**WHAT IS REQUIRED**
Transcribe all of the material exactly. Any picture in it should be left out.

**PROVIDED MATERIAL**
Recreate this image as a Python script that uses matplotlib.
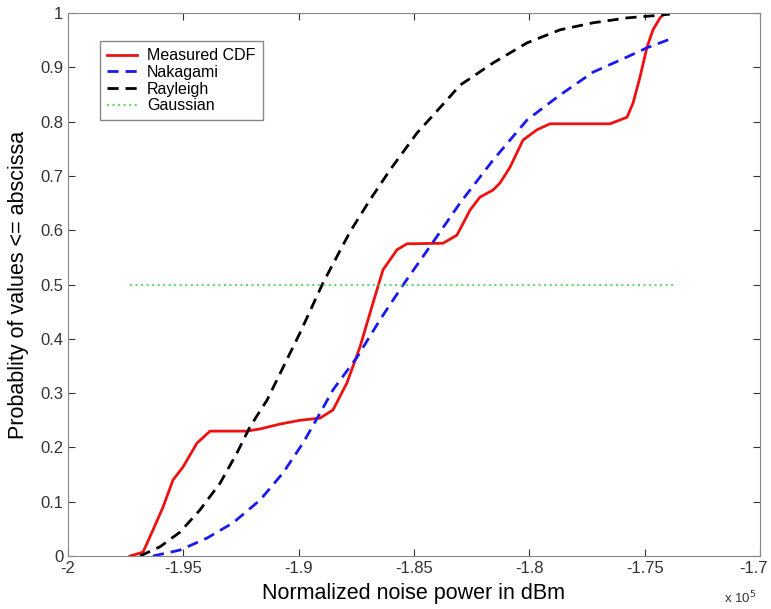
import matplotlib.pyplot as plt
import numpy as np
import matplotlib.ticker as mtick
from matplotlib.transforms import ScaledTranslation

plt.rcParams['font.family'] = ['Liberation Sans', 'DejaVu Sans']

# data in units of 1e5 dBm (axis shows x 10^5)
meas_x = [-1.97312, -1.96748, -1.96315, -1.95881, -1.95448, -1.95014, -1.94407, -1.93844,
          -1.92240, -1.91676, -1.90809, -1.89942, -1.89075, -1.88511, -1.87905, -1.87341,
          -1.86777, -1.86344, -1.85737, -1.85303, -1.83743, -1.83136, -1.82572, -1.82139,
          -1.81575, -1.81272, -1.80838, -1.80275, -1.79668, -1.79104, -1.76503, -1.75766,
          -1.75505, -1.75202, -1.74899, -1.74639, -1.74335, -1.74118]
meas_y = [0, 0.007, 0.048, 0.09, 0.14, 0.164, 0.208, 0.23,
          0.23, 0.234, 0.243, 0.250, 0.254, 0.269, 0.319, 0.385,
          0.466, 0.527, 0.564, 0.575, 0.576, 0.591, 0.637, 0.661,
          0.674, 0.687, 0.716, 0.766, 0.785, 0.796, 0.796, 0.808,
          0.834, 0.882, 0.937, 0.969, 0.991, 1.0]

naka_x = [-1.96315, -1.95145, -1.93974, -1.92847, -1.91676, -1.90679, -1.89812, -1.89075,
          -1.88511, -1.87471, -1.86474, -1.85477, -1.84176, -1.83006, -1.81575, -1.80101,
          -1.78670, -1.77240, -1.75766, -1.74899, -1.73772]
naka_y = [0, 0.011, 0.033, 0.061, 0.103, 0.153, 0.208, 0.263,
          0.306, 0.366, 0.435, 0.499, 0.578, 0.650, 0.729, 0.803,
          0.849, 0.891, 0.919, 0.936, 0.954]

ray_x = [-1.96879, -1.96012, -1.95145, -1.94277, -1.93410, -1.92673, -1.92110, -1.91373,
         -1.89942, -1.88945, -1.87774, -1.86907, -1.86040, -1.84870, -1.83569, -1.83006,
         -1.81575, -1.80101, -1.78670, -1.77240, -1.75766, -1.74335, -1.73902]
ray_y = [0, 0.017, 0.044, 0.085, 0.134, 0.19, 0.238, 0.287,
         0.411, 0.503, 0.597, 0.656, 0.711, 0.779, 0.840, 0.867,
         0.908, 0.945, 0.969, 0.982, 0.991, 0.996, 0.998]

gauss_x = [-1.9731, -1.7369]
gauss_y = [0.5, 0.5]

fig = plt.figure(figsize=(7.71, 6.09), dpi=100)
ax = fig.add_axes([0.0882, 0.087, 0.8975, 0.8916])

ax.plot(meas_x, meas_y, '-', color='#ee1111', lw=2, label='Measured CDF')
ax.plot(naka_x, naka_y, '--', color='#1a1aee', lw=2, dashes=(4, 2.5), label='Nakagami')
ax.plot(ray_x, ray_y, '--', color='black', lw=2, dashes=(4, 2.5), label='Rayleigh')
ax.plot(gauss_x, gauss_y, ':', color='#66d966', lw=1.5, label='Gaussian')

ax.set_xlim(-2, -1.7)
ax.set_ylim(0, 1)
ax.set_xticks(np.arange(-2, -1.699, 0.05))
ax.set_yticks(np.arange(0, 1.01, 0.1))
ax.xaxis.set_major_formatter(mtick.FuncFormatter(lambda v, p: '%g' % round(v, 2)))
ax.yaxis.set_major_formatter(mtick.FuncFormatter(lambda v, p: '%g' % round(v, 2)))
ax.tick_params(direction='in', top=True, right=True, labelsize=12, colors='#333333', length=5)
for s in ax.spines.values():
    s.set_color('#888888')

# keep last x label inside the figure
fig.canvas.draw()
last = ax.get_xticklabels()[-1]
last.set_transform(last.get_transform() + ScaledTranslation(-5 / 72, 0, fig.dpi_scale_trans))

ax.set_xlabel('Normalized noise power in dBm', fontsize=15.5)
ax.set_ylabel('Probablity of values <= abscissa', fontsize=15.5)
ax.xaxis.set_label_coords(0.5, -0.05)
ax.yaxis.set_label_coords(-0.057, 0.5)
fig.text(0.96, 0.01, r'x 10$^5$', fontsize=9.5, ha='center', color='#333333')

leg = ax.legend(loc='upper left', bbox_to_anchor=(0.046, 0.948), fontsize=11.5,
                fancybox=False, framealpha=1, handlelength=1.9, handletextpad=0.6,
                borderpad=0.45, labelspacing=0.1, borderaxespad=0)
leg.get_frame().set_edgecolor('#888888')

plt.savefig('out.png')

**SOLUTION**
Recreate this image as a Python script that uses matplotlib.
import matplotlib.pyplot as plt
import numpy as np
import matplotlib.ticker as mtick
from matplotlib.transforms import ScaledTranslation

plt.rcParams['font.family'] = ['Liberation Sans', 'DejaVu Sans']

# data in units of 1e5 dBm (axis shows x 10^5)
meas_x = [-1.97312, -1.96748, -1.96315, -1.95881, -1.95448, -1.95014, -1.94407, -1.93844,
          -1.92240, -1.91676, -1.90809, -1.89942, -1.89075, -1.88511, -1.87905, -1.87341,
          -1.86777, -1.86344, -1.85737, -1.85303, -1.83743, -1.83136, -1.82572, -1.82139,
          -1.81575, -1.81272, -1.80838, -1.80275, -1.79668, -1.79104, -1.76503, -1.75766,
          -1.75505, -1.75202, -1.74899, -1.74639, -1.74335, -1.74118]
meas_y = [0, 0.007, 0.048, 0.09, 0.14, 0.164, 0.208, 0.23,
          0.23, 0.234, 0.243, 0.250, 0.254, 0.269, 0.319, 0.385,
          0.466, 0.527, 0.564, 0.575, 0.576, 0.591, 0.637, 0.661,
          0.674, 0.687, 0.716, 0.766, 0.785, 0.796, 0.796, 0.808,
          0.834, 0.882, 0.937, 0.969, 0.991, 1.0]

naka_x = [-1.96315, -1.95145, -1.93974, -1.92847, -1.91676, -1.90679, -1.89812, -1.89075,
          -1.88511, -1.87471, -1.86474, -1.85477, -1.84176, -1.83006, -1.81575, -1.80101,
          -1.78670, -1.77240, -1.75766, -1.74899, -1.73772]
naka_y = [0, 0.011, 0.033, 0.061, 0.103, 0.153, 0.208, 0.263,
          0.306, 0.366, 0.435, 0.499, 0.578, 0.650, 0.729, 0.803,
          0.849, 0.891, 0.919, 0.936, 0.954]

ray_x = [-1.96879, -1.96012, -1.95145, -1.94277, -1.93410, -1.92673, -1.92110, -1.91373,
         -1.89942, -1.88945, -1.87774, -1.86907, -1.86040, -1.84870, -1.83569, -1.83006,
         -1.81575, -1.80101, -1.78670, -1.77240, -1.75766, -1.74335, -1.73902]
ray_y = [0, 0.017, 0.044, 0.085, 0.134, 0.19, 0.238, 0.287,
         0.411, 0.503, 0.597, 0.656, 0.711, 0.779, 0.840, 0.867,
         0.908, 0.945, 0.969, 0.982, 0.991, 0.996, 0.998]

gauss_x = [-1.9731, -1.7369]
gauss_y = [0.5, 0.5]

fig = plt.figure(figsize=(7.71, 6.09), dpi=100)
ax = fig.add_axes([0.0882, 0.087, 0.8975, 0.8916])

ax.plot(meas_x, meas_y, '-', color='#ee1111', lw=2, label='Measured CDF')
ax.plot(naka_x, naka_y, '--', color='#1a1aee', lw=2, dashes=(4, 2.5), label='Nakagami')
ax.plot(ray_x, ray_y, '--', color='black', lw=2, dashes=(4, 2.5), label='Rayleigh')
ax.plot(gauss_x, gauss_y, ':', color='#66d966', lw=1.5, label='Gaussian')

ax.set_xlim(-2, -1.7)
ax.set_ylim(0, 1)
ax.set_xticks(np.arange(-2, -1.699, 0.05))
ax.set_yticks(np.arange(0, 1.01, 0.1))
ax.xaxis.set_major_formatter(mtick.FuncFormatter(lambda v, p: '%g' % round(v, 2)))
ax.yaxis.set_major_formatter(mtick.FuncFormatter(lambda v, p: '%g' % round(v, 2)))
ax.tick_params(direction='in', top=True, right=True, labelsize=12, colors='#333333', length=5)
for s in ax.spines.values():
    s.set_color('#888888')

# keep last x label inside the figure
fig.canvas.draw()
last = ax.get_xticklabels()[-1]
last.set_transform(last.get_transform() + ScaledTranslation(-5 / 72, 0, fig.dpi_scale_trans))

ax.set_xlabel('Normalized noise power in dBm', fontsize=15.5)
ax.set_ylabel('Probablity of values <= abscissa', fontsize=15.5)
ax.xaxis.set_label_coords(0.5, -0.05)
ax.yaxis.set_label_coords(-0.057, 0.5)
fig.text(0.96, 0.01, r'x 10$^5$', fontsize=9.5, ha='center', color='#333333')

leg = ax.legend(loc='upper left', bbox_to_anchor=(0.046, 0.948), fontsize=11.5,
                fancybox=False, framealpha=1, handlelength=1.9, handletextpad=0.6,
                borderpad=0.45, labelspacing=0.1, borderaxespad=0)
leg.get_frame().set_edgecolor('#888888')

plt.savefig('out.png')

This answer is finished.